Caching is **opt-in per table**. When enabled, a table's results are materialized to Parquet on disk with a JSON manifest, so:

- the cache survives process restarts,
- it's engine-neutral (plain Parquet),
- and concurrent processes (e.g. the CLI and a running daemon) share it safely — writes are atomic and the manifest is merged under a cross-process lock rather than overwritten.

A corrupt cache file is quarantined and the query transparently re-fetches, so a bad file never fails a read. See the cache modes in **[Configuration](./config.md)**.

### Materialized tables

Distinct from the cache, a **materialized table** is a named, self-backed table with no upstream. You produce one from a query result, a local file, or a remote URL; it lands as a Parquet artifact addressable as `materialized.<name>` (the reserved `materialized` schema). Unlike a cache entry — which mirrors a live source and expires — a materialized table is **pinned** and changes only when you re-materialize, refresh, or drop it. See **[Materialized tables](./materialize.md)**.

### The semantic layer

On top of raw tables, you can define **business models** — named dimensions, measures, relationships, and reusable **segments** (named filter sets) — and query them structurally instead of writing SQL. The semantic compiler turns a structured query into SQL the engine already knows how to run, including cross-model joins and row-level security. Models can also declare **pre-aggregations** (rollups) that the compiler matches a query against to serve it from a smaller materialized table. See **[Semantic layer](./semantic.md)**.

## Transports

Transports are pluggable: each one wraps an `EngineService` and exposes it over a wire protocol, so the same engine can serve multiple surfaces at once.

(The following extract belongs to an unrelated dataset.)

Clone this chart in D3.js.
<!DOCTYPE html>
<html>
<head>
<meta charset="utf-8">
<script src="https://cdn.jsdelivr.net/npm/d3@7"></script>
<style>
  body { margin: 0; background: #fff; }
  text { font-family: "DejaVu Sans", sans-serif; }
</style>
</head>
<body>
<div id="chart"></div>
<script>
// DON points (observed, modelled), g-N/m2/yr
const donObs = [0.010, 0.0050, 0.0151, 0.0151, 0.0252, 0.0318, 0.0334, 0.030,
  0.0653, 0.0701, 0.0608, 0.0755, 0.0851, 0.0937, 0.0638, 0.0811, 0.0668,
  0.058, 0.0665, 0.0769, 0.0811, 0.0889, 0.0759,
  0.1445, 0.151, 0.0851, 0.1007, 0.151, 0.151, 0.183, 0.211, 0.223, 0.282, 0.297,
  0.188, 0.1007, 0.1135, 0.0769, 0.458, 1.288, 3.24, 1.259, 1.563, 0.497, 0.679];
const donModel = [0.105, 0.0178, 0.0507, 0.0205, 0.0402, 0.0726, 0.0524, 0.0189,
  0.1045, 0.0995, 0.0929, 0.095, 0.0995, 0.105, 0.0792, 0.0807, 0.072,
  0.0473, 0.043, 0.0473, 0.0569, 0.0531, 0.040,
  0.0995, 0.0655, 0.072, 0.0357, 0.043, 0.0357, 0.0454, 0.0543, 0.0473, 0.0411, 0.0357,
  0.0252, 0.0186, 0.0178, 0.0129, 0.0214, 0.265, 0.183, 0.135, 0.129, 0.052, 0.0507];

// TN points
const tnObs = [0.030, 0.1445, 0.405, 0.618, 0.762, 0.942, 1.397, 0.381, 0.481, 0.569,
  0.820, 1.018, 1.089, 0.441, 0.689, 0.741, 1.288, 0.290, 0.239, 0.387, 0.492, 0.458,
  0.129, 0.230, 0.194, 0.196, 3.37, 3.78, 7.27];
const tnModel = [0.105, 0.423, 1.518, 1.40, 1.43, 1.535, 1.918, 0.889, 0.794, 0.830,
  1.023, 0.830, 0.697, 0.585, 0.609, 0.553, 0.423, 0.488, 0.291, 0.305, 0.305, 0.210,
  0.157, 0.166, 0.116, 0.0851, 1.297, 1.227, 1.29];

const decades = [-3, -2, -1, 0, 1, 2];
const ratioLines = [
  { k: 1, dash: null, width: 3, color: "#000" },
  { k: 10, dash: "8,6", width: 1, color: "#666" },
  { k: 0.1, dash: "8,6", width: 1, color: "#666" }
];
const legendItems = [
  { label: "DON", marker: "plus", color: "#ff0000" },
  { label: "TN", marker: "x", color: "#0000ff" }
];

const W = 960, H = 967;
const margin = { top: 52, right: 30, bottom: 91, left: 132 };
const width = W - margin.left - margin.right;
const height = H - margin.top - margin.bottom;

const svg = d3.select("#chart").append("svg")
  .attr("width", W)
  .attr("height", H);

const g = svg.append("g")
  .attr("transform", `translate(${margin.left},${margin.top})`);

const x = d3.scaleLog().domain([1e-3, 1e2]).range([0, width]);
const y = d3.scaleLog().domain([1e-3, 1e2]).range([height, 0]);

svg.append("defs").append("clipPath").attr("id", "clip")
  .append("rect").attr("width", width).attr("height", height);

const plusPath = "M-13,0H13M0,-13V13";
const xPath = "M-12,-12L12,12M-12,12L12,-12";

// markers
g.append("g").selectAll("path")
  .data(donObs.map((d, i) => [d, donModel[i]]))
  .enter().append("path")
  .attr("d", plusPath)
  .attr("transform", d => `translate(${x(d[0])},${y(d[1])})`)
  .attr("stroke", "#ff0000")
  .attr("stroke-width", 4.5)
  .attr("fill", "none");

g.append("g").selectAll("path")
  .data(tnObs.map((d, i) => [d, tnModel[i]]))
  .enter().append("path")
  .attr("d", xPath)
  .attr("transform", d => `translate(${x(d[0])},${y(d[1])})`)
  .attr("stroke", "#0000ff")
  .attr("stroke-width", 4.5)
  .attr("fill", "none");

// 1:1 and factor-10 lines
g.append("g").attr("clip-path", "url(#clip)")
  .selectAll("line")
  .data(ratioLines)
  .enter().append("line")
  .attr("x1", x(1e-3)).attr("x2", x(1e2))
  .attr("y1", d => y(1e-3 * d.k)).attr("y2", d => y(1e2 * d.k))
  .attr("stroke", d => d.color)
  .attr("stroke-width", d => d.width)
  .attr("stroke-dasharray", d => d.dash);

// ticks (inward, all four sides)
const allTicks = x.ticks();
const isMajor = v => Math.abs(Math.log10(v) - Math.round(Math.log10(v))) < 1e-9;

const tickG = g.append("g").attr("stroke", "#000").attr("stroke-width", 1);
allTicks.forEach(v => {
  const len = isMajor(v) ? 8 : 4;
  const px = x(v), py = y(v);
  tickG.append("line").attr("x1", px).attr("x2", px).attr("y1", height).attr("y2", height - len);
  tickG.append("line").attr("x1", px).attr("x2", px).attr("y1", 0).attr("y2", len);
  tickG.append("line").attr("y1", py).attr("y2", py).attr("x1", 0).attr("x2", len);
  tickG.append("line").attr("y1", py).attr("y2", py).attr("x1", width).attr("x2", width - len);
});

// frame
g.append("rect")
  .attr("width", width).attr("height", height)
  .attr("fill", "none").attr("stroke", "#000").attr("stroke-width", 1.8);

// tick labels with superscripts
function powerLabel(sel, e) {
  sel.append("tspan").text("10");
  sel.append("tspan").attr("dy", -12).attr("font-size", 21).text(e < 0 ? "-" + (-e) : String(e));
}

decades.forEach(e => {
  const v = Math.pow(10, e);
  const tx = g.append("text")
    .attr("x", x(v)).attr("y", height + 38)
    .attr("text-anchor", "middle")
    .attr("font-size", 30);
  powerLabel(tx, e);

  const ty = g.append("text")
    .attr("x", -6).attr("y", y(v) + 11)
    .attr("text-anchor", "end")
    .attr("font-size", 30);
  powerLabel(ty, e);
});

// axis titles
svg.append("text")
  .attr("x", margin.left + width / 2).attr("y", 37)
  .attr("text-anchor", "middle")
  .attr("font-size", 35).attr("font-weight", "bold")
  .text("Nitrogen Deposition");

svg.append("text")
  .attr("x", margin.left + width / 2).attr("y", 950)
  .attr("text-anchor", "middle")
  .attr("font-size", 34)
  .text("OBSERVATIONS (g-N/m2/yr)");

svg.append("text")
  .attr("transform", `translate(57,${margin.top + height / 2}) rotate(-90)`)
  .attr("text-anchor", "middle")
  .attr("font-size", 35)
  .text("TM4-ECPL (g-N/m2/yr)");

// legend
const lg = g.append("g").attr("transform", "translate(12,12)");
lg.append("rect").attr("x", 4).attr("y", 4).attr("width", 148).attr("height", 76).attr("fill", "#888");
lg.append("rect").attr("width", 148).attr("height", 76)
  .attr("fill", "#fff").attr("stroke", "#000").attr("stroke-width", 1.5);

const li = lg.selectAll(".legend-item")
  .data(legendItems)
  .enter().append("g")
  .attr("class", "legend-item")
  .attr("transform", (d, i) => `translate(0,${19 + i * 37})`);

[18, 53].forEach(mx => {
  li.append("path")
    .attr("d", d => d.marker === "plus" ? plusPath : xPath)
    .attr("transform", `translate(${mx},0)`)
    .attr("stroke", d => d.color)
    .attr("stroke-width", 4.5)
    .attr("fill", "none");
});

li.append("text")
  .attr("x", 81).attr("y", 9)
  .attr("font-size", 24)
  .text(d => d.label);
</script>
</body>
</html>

- **gRPC (`pawrly-server`)** — the default daemon transport, reachable over a Unix domain socket (the default for local use) or TCP. The CLI auto-discovers a running daemon over its socket and falls back to in-process execution if none is found.
- **Arrow Flight SQL (`pawrly-flight`)** — exposes the engine over the Flight SQL protocol so BI and analytics clients (`pyarrow.flight`, ADBC drivers, Dremio, Tableau, Power BI) can talk to Pawrly like any Flight SQL database. An operator can run both: Flight SQL for BI tools and custom gRPC for the CLI/MCP, both backed by one `EngineService`.

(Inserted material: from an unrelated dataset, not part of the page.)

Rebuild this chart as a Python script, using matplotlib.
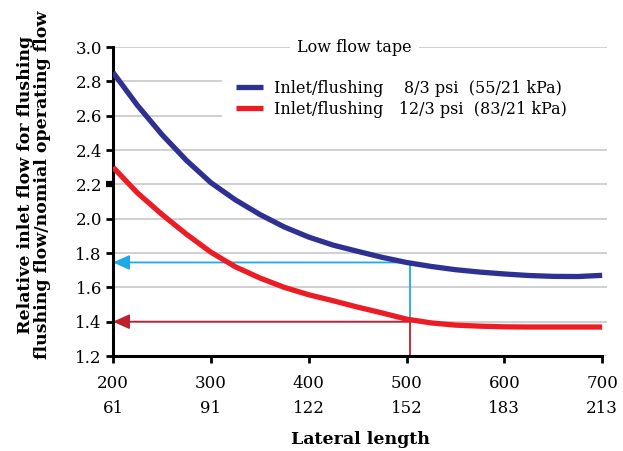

A UDS leans on file permissions (mode 0600) as its trust boundary. TCP can be secured with **bearer-token auth** and **TLS** (PEM cert + key); a non-loopback TCP listener refuses to start without auth configured.

The [MCP server](./mcp.md) is itself a frontend, so it can run the engine in-process or proxy to a daemon — letting several agents share one engine and one cache.

## Design principles

- **One SQL dialect.** You learn DataFusion SQL once; it works over every source.
- **One config file.** `pawrly.yaml` is the single source of truth (splittable across files when it grows — see [Configuration](./config.md)).
- **Local/daemon parity.** Identical results in every mode is a hard invariant, not a goal.
- **Open formats on disk.** Parquet for the cache, JSON for the manifest, YAML for config — nothing proprietary.